Następnego poranka wyruszyliśmy na intensywną wycieczkę. Podróżowaliśmy dobrze znaną Doliną Chochołowską. Na początek, góry były spowite chmurami, co wydawało się być złym zwiastunem - nasze obawy rozwiał jednak doświadczony przewodnik, który stwierdził, że około godziny 12.00 zawita piękne słońce. Stało się tak, jak obiecał - już w południe, po krótkiej przerwie w Schronisku PTTK na Polanie Chochołowskiej, wędrowaliśmy w pełnym słońcu, mijając las produkujący czyste, rześkie, górskie powietrze.

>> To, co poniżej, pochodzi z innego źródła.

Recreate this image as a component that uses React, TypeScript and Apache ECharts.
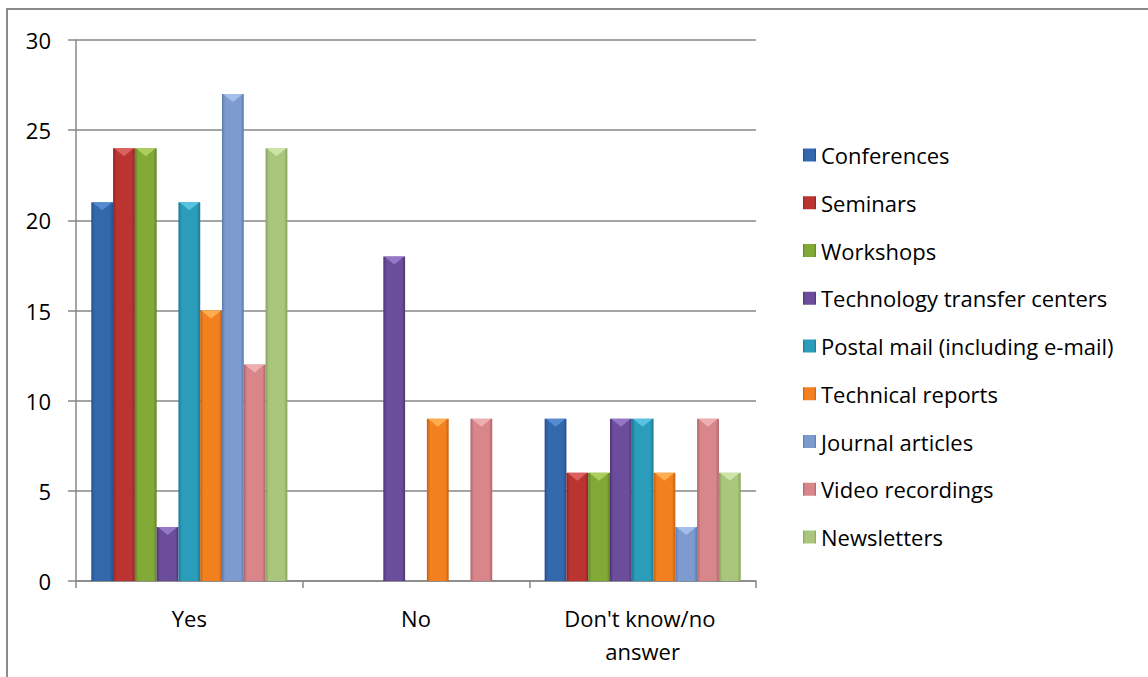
import React, { useEffect, useRef } from "react";
import * as echarts from "echarts";

const categories = ["Yes", "No", "Don't know/no answer"];
const seriesNames = [
  "Conferences",
  "Seminars",
  "Workshops",
  "Technology transfer centers",
  "Postal mail (including e-mail)",
  "Technical reports",
  "Journal articles",
  "Video recordings",
  "Newsletters",
];
const conferences = [21, 0, 9];
const seminars = [24, 0, 6];
const workshops = [24, 0, 6];
const techTransfer = [3, 18, 9];
const postalMail = [21, 0, 9];
const techReports = [15, 9, 6];
const journalArticles = [27, 0, 3];
const videoRecordings = [12, 9, 9];
const newsletters = [24, 0, 6];
const seriesValues = [
  conferences,
  seminars,
  workshops,
  techTransfer,
  postalMail,
  techReports,
  journalArticles,
  videoRecordings,
  newsletters,
];
const yTicks = [0, 5, 10, 15, 20, 25, 30];

const baseColors = [
  ["#224f8a", "#3368ad", "#5a8fd6"],
  ["#8e2422", "#bb3432", "#e06564"],
  ["#5f8224", "#82a936", "#b0d260"],
  ["#4d3475", "#6c4d9b", "#9a7ccc"],
  ["#1d7890", "#2b9cba", "#5cc8e6"],
  ["#c45f10", "#f2801f", "#ffb255"],
  ["#5a7bb0", "#7d9bcf", "#a9c2ec"],
  ["#b0636a", "#d8868a", "#f1b1b3"],
  ["#87a25a", "#aac67c", "#d3e6ad"],
];

const CAT_GAP = 0.135;

function grad(c: string[]) {
  return new echarts.graphic.LinearGradient(0, 0, 1, 0, [
    { offset: 0, color: c[0] },
    { offset: 0.15, color: c[1] },
    { offset: 0.85, color: c[1] },
    { offset: 1, color: c[0] },
  ]);
}

export default function App() {
  const ref = useRef<HTMLDivElement>(null);
  useEffect(() => {
    if (!ref.current) return;
    const chart = echarts.init(ref.current, undefined, { renderer: "svg" });
    const font = "'Open Sans', 'Liberation Sans', sans-serif";
    const bevelData: number[][] = [];
    seriesValues.forEach((vals, s) => {
      vals.forEach((v, c) => {
        if (v > 0) bevelData.push([c, v, s]);
      });
    });
    const nSeries = seriesNames.length;
    chart.setOption({
      animation: false,
      textStyle: { fontFamily: font },
      graphic: [
        {
          type: "rect",
          shape: { x: 7, y: 9, width: 1300, height: 900 },
          style: { fill: "none", stroke: "#8a8a8a", lineWidth: 2 },
          silent: true,
        },
      ],
      grid: { left: 76, top: 40, right: 392, bottom: 96 },
      legend: {
        orient: "vertical",
        left: 798,
        top: 138.5,
        itemWidth: 13,
        itemHeight: 13,
        itemGap: 24.75,
        icon: "rect",
        textStyle: {
          fontSize: 22,
          lineHeight: 23,
          color: "#000",
          fontFamily: font,
        },
        data: seriesNames,
      },
      xAxis: {
        type: "category",
        data: categories,
        axisLine: { lineStyle: { color: "#878787", width: 1.5 } },
        axisTick: { show: true, length: 7, lineStyle: { color: "#878787", width: 1.5 } },
        axisLabel: {
          interval: 0,
          fontSize: 22,
          color: "#000",
          margin: 20,
          width: 205,
          overflow: "break",
          lineHeight: 33,
          fontFamily: font,
        },
      },
      yAxis: {
        type: "value",
        min: 0,
        max: 30,
        interval: 5,
        axisLine: { show: true, lineStyle: { color: "#878787", width: 1.5 } },
        axisTick: { show: true, length: 8, lineStyle: { color: "#878787", width: 1.5 } },
        splitLine: { lineStyle: { color: "#878787", width: 1.5 } },
        axisLabel: {
          fontSize: 22,
          color: "#000",
          margin: 25,
          fontFamily: font,
          formatter: (v: number) => (yTicks.includes(v) ? String(v) : ""),
        },
      },
      series: [
        ...seriesNames.map((name, i) => ({
          name,
          type: "bar",
          data: seriesValues[i],
          barGap: "0%",
          barCategoryGap: "13.5%",
          itemStyle: {
            color: grad(baseColors[i]),
          },
        })),
        {
          type: "custom",
          name: "bevel",
          silent: true,
          z: 5,
          data: bevelData,
          encode: { x: 0, y: 1 },
          renderItem: (params: any, api: any) => {
            const c = api.value(0);
            const v = api.value(1);
            const s = api.value(2);
            const pt = api.coord([c, v]);
            const band = api.size([1, 0])[0];
            const groupW = band * (1 - CAT_GAP);
            const barW = groupW / nSeries;
            const x0 = pt[0] - groupW / 2 + s * barW;
            const y = pt[1];
            const d = Math.min(barW * 0.38, 8);
            return {
              type: "polygon",
              shape: {
                points: [
                  [x0 + 1, y],
                  [x0 + barW - 1, y],
                  [x0 + barW / 2, y + d],
                ],
              },
              style: { fill: baseColors[s][2], opacity: 0.9 },
            };
          },
        },
      ],
    });
    return () => chart.dispose();
  }, []);
  return <div ref={ref} style={{ width: 1148, height: 677, position: "absolute", left: 0, top: 0 }} />;
}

Tym razem, atakowaliśmy nieco bardziej wymagający dla niedoświadczonych piechurów szczyt, jakim był Grześ, znajdujący się na wysokości 1653 m n.p.m. Już około godziny 13.30 podziwialiśmy zapierające dech w piersiach widoki rozpościerające się ze szczytu znajdującego się na granicy polsko-słowackiej. Po wyczerpującej wędrówce i powrocie do ośrodka wczasowego, klasom został przydzielony czas do własnej dyspozycji. Zmęczeni i doświadczeni maturzyści przeznaczyli go na odpoczynek po ciężkim dniu pełnym wrażeń. Klasa 3P zorganizowała zaległy Dzień Chłopaka w formie quizu. Uczestnicy mieli szansę sprawdzić swoją wiedzę na temat gier, filmów i seriali. W drugiej konkurencji był rozstrzygany remis między osobami, które osiągnęły najwyższą liczbę punktów z testu. Tym razem uczniowie musieli wykazać się pomysłowością - zadaniem konkursowym było bowiem "kreatywne wiązanie krawatu". Wspólny wieczór był idealną okazją do zintegrowania się i miłego spędzenia czasu, co dodało nam wigoru na następny, ostatni już dzień wycieczki.

Ostatni dzień trzeba było zacząć wcześniej, gdyż jak się okazało, sam wyjazd i podróż do Radomia nie były usprawiedliwieniem, aby nie wyruszyć w góry - czekała nas niezbyt długa wędrówka na Wielki Kopieniec (1328 m n.p.m). Zdecydowana większość grupy podołała temu zadaniu, a nagrodą były - tradycyjnie już - zniewalające widoki na Tatry Zachodnie. Po porannej wycieczce, został wygospodarowany czas na spacer po zakopiańskich Krupówkach. Uczestnicy wycieczki mieli okazję zakupić pamiątki, spróbować tradycyjnych dań kuchni podhalańskiej - m.in. oscypków czy kwaśnicy. Wówczas wszyscy zdali sobie sprawę z tego, że wspaniały czas w Tatrach właśnie dobiegał końca. Niestety po wizycie na najpopularniejszym deptaku w Polsce, nadszedł moment rozstania z Zakopanem i najwyższymi górami w naszym kraju. Podróż do Radomia trwała dość długo, a do domów dotarliśmy około godziny 21.00. Wróciliśmy zmęczeni, ale szczęśliwi i przygotowani na dalsze szkolne zmagania oraz żądni następnych przygód i podróży.